# Short task
Copy exactly the block of lines between the one containing "Write the TikZ code for this diagram." and the one containing "([xshift=14pt]xc.east) -- ([xshift=-12pt]dr.west);", inclusive.

# Listed entries

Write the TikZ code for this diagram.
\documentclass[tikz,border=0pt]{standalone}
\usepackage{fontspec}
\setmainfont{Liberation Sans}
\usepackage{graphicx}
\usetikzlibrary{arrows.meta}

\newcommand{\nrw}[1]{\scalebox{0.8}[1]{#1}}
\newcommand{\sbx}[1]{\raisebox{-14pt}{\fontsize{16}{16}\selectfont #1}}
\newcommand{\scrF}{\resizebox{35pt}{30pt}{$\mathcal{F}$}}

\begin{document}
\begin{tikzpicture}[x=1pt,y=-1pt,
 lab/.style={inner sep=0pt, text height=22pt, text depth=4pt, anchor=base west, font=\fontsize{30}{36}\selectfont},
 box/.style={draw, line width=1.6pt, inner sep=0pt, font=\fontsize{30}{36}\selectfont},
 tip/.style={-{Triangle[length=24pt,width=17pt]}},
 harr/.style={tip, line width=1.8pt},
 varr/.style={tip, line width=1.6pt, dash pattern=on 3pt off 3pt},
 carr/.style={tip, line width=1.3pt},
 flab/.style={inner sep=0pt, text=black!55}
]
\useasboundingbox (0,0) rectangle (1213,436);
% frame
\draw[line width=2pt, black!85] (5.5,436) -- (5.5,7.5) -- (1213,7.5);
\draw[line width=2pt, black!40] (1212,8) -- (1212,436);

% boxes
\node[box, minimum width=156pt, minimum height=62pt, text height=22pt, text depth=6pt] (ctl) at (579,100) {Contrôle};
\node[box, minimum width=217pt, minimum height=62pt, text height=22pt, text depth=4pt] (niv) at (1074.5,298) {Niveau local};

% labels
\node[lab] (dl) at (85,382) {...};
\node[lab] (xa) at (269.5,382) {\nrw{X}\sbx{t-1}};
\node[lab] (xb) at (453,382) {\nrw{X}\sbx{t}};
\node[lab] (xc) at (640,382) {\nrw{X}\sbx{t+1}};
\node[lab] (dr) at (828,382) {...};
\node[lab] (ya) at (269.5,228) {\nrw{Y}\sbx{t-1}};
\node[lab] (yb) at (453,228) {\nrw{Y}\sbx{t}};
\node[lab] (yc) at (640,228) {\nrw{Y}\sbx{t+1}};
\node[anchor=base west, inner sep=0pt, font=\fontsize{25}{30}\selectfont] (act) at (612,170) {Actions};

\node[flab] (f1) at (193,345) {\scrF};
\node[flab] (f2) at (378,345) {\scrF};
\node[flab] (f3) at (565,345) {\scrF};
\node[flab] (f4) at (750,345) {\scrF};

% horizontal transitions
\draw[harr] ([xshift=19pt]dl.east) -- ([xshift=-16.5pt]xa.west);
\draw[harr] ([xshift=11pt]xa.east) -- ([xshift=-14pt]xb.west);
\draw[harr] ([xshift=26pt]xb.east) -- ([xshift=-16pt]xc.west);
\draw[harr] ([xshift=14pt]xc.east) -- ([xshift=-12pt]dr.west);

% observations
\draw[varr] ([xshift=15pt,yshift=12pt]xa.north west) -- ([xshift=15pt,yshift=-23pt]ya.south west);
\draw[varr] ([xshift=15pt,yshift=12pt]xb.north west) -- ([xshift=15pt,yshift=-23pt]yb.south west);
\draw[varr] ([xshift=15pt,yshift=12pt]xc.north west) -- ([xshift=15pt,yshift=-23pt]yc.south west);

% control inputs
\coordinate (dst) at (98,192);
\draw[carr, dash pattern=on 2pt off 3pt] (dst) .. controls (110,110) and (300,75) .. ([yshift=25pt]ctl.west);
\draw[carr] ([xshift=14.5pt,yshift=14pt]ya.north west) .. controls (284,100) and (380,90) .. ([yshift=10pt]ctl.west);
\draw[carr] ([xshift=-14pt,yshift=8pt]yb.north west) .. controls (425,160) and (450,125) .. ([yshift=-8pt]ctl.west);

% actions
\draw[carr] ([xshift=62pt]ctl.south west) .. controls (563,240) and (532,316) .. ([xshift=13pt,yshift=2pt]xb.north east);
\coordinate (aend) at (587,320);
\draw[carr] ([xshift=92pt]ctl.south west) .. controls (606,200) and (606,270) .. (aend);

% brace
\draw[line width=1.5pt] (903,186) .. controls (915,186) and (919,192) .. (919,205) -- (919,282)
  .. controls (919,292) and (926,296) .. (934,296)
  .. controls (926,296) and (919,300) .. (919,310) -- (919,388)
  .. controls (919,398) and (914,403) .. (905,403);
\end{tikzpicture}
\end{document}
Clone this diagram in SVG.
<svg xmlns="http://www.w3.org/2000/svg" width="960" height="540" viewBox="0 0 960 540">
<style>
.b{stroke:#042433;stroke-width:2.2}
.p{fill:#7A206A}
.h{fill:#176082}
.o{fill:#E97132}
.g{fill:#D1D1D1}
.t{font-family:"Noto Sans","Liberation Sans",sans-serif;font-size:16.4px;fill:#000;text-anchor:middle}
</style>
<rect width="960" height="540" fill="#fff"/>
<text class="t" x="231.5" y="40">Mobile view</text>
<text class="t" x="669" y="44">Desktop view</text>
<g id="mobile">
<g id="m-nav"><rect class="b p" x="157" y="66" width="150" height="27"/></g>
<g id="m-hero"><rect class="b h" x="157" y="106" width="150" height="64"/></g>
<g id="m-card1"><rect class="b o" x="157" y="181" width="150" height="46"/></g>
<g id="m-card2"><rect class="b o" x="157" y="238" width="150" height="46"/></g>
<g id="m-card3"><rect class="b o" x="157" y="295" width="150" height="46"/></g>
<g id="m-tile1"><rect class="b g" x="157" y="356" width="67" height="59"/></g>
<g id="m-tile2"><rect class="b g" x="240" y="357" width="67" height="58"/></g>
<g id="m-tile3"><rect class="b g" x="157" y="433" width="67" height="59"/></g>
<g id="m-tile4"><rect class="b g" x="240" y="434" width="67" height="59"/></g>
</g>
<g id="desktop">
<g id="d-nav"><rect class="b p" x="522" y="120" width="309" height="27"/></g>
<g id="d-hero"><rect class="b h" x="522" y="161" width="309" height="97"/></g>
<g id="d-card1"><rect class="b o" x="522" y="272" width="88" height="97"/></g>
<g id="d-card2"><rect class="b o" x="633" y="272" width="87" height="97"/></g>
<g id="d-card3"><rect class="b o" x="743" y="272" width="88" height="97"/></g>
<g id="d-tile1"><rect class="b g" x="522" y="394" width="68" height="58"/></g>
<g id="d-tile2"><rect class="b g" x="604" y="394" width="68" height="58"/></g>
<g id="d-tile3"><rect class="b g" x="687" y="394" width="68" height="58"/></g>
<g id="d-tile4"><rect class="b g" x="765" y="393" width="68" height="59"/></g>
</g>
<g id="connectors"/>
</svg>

* * *

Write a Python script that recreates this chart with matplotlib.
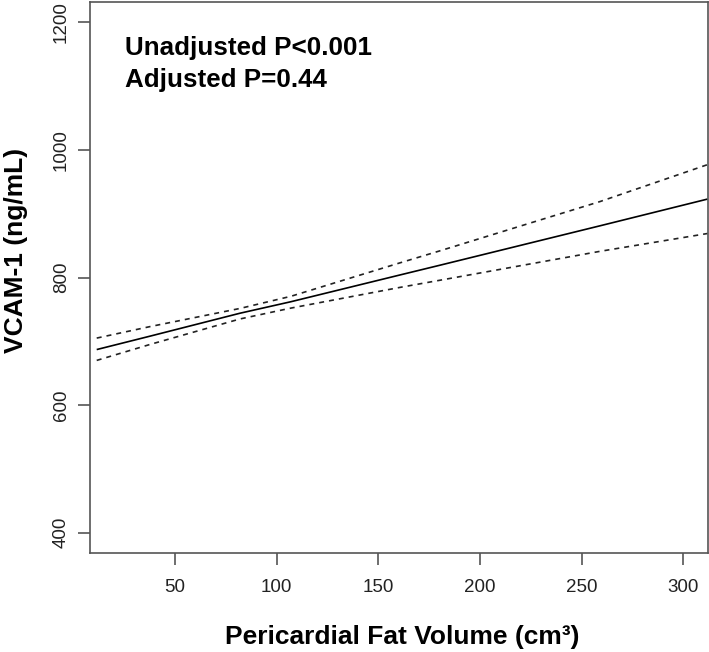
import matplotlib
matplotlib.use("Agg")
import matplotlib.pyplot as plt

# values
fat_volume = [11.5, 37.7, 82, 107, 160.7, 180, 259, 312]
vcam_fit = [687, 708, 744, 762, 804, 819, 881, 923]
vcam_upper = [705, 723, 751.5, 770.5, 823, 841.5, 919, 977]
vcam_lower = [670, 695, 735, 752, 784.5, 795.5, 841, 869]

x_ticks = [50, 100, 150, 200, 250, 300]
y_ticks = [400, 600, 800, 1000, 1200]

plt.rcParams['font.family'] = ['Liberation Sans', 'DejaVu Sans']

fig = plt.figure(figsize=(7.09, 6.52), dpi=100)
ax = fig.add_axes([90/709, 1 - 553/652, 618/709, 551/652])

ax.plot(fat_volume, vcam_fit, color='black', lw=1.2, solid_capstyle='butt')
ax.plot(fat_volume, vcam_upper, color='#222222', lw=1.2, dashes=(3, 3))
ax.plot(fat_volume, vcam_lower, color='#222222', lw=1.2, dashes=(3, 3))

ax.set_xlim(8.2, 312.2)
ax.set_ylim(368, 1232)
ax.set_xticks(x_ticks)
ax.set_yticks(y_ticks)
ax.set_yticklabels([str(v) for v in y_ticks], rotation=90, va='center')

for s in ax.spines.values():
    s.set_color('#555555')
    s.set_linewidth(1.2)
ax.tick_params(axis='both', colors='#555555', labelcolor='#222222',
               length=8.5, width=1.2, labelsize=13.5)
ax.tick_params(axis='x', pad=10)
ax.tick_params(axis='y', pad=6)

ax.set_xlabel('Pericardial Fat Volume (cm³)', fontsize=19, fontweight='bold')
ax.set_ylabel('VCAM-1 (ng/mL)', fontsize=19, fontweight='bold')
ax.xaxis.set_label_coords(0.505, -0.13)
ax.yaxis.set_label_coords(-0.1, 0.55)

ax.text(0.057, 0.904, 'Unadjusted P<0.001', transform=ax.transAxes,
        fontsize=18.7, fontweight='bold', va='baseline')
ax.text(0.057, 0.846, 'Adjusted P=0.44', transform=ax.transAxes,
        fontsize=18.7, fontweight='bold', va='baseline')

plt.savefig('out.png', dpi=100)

# Finished answer
Write the TikZ code for this diagram.
\documentclass[tikz,border=0pt]{standalone}
\usepackage{fontspec}
\setmainfont{Liberation Sans}
\usepackage{graphicx}
\usetikzlibrary{arrows.meta}

\newcommand{\nrw}[1]{\scalebox{0.8}[1]{#1}}
\newcommand{\sbx}[1]{\raisebox{-14pt}{\fontsize{16}{16}\selectfont #1}}
\newcommand{\scrF}{\resizebox{35pt}{30pt}{$\mathcal{F}$}}

\begin{document}
\begin{tikzpicture}[x=1pt,y=-1pt,
 lab/.style={inner sep=0pt, text height=22pt, text depth=4pt, anchor=base west, font=\fontsize{30}{36}\selectfont},
 box/.style={draw, line width=1.6pt, inner sep=0pt, font=\fontsize{30}{36}\selectfont},
 tip/.style={-{Triangle[length=24pt,width=17pt]}},
 harr/.style={tip, line width=1.8pt},
 varr/.style={tip, line width=1.6pt, dash pattern=on 3pt off 3pt},
 carr/.style={tip, line width=1.3pt},
 flab/.style={inner sep=0pt, text=black!55}
]
\useasboundingbox (0,0) rectangle (1213,436);
% frame
\draw[line width=2pt, black!85] (5.5,436) -- (5.5,7.5) -- (1213,7.5);
\draw[line width=2pt, black!40] (1212,8) -- (1212,436);

% boxes
\node[box, minimum width=156pt, minimum height=62pt, text height=22pt, text depth=6pt] (ctl) at (579,100) {Contrôle};
\node[box, minimum width=217pt, minimum height=62pt, text height=22pt, text depth=4pt] (niv) at (1074.5,298) {Niveau local};

% labels
\node[lab] (dl) at (85,382) {...};
\node[lab] (xa) at (269.5,382) {\nrw{X}\sbx{t-1}};
\node[lab] (xb) at (453,382) {\nrw{X}\sbx{t}};
\node[lab] (xc) at (640,382) {\nrw{X}\sbx{t+1}};
\node[lab] (dr) at (828,382) {...};
\node[lab] (ya) at (269.5,228) {\nrw{Y}\sbx{t-1}};
\node[lab] (yb) at (453,228) {\nrw{Y}\sbx{t}};
\node[lab] (yc) at (640,228) {\nrw{Y}\sbx{t+1}};
\node[anchor=base west, inner sep=0pt, font=\fontsize{25}{30}\selectfont] (act) at (612,170) {Actions};

\node[flab] (f1) at (193,345) {\scrF};
\node[flab] (f2) at (378,345) {\scrF};
\node[flab] (f3) at (565,345) {\scrF};
\node[flab] (f4) at (750,345) {\scrF};

% horizontal transitions
\draw[harr] ([xshift=19pt]dl.east) -- ([xshift=-16.5pt]xa.west);
\draw[harr] ([xshift=11pt]xa.east) -- ([xshift=-14pt]xb.west);
\draw[harr] ([xshift=26pt]xb.east) -- ([xshift=-16pt]xc.west);
\draw[harr] ([xshift=14pt]xc.east) -- ([xshift=-12pt]dr.west);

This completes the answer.